La fatalité qui s’est attachée à ce grand ouvrage a rendu plus évidentes encore par ces ruines effritées les analogies réelles entre l’art de Chassériau et les fresques antiques retrouvées dans les décombres de Pompéi. Les frises, les grisailles, les grandes figures allégoriques, les scènes dramatiques ou sereines, tout dans ces peintures est d’une inspiration grandiose et d’une noblesse dignes des meilleurs classiques.
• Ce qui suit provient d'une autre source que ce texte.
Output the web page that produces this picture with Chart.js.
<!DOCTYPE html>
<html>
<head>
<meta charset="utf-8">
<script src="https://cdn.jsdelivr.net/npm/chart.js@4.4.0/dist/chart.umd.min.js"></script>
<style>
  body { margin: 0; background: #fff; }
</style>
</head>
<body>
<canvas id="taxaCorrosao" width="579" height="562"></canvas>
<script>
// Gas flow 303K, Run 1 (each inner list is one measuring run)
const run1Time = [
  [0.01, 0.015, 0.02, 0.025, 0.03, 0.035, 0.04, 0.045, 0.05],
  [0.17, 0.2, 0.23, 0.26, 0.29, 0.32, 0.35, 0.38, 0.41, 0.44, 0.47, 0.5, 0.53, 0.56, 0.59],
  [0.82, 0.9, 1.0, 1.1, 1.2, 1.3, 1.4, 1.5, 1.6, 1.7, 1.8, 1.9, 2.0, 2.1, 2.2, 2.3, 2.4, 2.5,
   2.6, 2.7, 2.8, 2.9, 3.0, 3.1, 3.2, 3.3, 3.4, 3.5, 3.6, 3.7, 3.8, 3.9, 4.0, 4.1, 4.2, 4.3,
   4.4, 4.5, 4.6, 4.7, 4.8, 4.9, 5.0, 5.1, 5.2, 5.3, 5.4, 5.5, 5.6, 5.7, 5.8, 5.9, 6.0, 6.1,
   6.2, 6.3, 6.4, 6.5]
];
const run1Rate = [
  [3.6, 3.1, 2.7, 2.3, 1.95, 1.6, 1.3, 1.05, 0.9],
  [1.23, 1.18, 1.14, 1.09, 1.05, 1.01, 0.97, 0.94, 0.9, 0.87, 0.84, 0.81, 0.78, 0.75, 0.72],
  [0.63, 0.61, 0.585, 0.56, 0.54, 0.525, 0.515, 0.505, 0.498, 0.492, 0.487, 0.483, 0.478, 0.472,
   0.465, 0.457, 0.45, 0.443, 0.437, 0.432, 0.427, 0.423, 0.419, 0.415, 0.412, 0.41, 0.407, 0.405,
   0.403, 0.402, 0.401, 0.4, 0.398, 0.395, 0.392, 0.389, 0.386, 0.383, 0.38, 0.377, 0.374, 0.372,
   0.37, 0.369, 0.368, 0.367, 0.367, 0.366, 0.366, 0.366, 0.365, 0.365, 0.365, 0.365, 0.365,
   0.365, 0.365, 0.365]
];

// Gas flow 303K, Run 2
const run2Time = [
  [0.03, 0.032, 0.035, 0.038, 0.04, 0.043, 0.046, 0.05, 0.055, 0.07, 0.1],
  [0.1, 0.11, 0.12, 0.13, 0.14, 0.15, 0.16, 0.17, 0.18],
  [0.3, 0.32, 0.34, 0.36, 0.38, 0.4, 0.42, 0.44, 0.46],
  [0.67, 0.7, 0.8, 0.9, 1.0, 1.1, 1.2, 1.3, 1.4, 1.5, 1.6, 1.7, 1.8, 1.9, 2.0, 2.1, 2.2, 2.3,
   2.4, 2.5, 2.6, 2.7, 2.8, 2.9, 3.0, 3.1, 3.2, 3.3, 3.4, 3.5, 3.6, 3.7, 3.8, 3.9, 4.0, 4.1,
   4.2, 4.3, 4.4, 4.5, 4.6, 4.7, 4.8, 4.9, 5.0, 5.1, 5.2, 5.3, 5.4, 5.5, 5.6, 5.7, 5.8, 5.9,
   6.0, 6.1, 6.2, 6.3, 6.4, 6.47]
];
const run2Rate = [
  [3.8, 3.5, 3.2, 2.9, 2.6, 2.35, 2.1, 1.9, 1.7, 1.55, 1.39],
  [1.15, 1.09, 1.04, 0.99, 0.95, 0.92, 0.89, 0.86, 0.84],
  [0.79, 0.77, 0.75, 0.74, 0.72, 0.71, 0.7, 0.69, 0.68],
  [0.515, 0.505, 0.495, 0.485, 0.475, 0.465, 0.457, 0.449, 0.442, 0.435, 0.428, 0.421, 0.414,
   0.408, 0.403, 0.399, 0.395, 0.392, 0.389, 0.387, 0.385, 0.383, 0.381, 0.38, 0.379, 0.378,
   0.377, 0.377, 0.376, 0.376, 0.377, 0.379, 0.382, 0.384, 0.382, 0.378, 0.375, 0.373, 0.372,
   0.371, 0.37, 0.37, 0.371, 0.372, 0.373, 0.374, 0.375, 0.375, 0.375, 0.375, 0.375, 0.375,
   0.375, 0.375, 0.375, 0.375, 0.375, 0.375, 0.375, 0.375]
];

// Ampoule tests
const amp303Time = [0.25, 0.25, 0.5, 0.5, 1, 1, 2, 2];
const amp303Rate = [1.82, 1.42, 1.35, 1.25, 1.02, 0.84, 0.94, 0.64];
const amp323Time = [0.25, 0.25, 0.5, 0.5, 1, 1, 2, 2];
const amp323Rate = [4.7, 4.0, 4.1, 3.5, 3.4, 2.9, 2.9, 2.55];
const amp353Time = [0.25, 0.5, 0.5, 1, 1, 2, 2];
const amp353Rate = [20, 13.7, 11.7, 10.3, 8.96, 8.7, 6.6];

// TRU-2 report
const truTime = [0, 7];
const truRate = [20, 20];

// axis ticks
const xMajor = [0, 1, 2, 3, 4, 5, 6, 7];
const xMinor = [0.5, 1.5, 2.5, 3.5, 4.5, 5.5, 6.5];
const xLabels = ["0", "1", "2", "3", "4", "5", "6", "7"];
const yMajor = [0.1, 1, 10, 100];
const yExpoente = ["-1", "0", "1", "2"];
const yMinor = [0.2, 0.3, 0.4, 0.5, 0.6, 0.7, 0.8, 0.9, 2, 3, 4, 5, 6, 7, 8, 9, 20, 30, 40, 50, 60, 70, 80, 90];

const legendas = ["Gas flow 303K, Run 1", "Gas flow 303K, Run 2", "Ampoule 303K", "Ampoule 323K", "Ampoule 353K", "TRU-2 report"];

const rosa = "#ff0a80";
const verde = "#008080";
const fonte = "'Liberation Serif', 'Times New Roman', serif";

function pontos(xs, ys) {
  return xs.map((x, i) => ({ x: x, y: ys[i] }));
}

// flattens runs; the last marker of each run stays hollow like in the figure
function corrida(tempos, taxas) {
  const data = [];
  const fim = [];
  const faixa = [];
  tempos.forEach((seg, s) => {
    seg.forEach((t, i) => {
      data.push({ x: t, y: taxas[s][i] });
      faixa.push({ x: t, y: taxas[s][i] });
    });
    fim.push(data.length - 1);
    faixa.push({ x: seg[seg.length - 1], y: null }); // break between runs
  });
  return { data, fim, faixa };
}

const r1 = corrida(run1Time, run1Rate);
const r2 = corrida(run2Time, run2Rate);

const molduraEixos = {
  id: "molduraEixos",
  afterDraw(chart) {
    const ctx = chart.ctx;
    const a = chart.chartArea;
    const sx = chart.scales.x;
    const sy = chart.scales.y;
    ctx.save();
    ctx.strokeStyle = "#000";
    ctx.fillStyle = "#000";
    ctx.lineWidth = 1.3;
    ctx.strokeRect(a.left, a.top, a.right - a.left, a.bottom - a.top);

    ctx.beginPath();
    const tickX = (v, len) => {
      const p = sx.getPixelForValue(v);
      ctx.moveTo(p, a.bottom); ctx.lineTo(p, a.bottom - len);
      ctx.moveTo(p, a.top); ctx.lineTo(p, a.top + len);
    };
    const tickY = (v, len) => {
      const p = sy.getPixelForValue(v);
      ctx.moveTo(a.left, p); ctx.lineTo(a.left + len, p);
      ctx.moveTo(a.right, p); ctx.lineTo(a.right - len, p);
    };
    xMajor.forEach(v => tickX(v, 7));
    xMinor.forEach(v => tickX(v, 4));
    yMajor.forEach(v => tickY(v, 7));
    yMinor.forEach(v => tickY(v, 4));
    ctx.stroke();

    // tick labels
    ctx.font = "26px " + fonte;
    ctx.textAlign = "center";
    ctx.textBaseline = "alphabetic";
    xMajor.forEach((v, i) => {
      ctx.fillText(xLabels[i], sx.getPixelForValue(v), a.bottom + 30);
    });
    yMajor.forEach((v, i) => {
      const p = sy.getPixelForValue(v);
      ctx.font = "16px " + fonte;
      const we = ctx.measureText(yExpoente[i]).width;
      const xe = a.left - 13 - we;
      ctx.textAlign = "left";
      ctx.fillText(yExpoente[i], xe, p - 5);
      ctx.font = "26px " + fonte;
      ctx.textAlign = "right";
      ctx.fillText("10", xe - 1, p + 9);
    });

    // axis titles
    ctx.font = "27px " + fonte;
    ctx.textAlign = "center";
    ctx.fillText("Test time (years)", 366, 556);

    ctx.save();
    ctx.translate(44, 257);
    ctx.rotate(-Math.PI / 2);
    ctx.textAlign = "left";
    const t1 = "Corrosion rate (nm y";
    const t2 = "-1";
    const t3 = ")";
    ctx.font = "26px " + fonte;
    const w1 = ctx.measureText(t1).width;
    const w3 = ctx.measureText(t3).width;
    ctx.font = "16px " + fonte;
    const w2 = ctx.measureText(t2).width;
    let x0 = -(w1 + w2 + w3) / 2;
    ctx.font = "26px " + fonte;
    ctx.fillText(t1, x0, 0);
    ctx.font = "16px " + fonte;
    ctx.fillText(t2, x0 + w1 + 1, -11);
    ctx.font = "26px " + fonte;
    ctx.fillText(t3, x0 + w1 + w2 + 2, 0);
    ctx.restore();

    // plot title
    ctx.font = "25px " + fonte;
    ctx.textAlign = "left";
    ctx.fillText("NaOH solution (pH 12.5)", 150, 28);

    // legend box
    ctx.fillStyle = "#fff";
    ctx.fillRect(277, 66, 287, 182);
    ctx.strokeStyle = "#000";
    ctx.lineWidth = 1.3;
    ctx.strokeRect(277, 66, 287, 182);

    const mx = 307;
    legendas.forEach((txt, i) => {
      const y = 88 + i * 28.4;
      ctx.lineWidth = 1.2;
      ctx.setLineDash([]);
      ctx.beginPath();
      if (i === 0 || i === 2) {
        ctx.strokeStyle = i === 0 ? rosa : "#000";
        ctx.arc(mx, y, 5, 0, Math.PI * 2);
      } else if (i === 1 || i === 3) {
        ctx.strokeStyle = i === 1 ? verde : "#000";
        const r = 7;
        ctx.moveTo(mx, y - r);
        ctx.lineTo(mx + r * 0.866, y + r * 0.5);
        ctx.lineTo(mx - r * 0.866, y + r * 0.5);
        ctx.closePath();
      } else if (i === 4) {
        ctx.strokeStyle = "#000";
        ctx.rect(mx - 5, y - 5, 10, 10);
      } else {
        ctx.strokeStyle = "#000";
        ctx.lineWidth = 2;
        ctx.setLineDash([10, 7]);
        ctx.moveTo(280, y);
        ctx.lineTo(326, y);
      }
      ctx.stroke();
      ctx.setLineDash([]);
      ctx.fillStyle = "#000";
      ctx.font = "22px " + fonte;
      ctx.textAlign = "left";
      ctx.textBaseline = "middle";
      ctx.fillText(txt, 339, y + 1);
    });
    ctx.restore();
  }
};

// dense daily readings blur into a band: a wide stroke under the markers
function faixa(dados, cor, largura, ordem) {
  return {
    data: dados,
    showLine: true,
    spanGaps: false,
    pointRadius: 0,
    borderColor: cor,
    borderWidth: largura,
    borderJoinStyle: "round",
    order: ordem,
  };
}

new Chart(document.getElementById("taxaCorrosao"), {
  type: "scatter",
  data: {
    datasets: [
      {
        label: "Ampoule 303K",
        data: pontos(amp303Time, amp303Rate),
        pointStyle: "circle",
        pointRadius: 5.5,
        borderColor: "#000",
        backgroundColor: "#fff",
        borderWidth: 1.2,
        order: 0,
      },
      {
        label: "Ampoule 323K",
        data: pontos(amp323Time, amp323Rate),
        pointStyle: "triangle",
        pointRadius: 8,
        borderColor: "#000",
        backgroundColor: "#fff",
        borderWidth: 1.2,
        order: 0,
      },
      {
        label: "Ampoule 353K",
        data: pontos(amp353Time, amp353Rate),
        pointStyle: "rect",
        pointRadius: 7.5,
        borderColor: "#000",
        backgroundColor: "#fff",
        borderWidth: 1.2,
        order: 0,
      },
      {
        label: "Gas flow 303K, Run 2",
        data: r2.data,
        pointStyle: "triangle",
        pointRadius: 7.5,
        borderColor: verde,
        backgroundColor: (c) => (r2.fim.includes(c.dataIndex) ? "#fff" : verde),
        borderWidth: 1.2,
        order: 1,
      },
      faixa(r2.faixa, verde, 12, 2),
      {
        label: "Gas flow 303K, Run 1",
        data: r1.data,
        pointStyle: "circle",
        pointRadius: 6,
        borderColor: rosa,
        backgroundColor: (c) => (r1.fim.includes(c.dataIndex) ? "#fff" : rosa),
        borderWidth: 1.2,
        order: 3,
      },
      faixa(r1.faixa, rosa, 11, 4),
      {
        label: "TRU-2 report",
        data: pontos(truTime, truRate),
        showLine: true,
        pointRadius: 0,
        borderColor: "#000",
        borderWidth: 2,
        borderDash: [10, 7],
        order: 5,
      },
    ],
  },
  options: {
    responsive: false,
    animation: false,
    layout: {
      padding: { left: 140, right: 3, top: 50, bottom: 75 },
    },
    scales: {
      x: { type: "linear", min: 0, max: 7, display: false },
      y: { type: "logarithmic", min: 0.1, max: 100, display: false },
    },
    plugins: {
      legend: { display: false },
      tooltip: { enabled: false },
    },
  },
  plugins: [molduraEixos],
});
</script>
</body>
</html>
La tonalité murale de la couleur, et bien des arrangements de groupes, l’intention même de certaines figures, ont eu l’influence que l’on sait sur Puvis de Chavannes : et l’aspect des premiers panneaux du Musée d’Amiens est de tous points le même.

S’il est juste, après avoir signalé les décorations de la Cour des Comptes, de prendre un moindre intérêt à l’hémicycle de Saint Philippe du Roule, ou à la chapelle des fonts baptismaux, à Saint-Roch, qui sont trop visiblement inspirés des procédés de Delacroix, il convient de revenir à l’exquise chapelle de Saint-Merry, où Chassériau a donné de sainte Marie Égyptienne une si belle silhouette drapée ; des anges aux purs contours, aux bras ronds, apparaissent victorieusement parmi des scènes, maintenant effacées, qui retraçaient, avec quelle poésie ! la légende de la Sainte : une esquisse au Musée de la Ville, et les descriptions de Gautier en précisent le souvenir.

Le peintre qui, à cette époque lointaine (1843), s’essayait avec toutes les ressources d’une jeunesse fougueuse mais disciplinée, au renouvellement de la peinture murale, était-il conscient de l’évolution d’art qu’il devait déterminer ? On voit mieux maintenant, du recul où nous sommes déjà, le

  1. On a pu en voir deux fragments à l’Exposition de 1900 : il y en a un autre au Musée Carnavalet.

    Plusieurs fragments importants sont maintenant exposés au Louvre (N. de l’É.).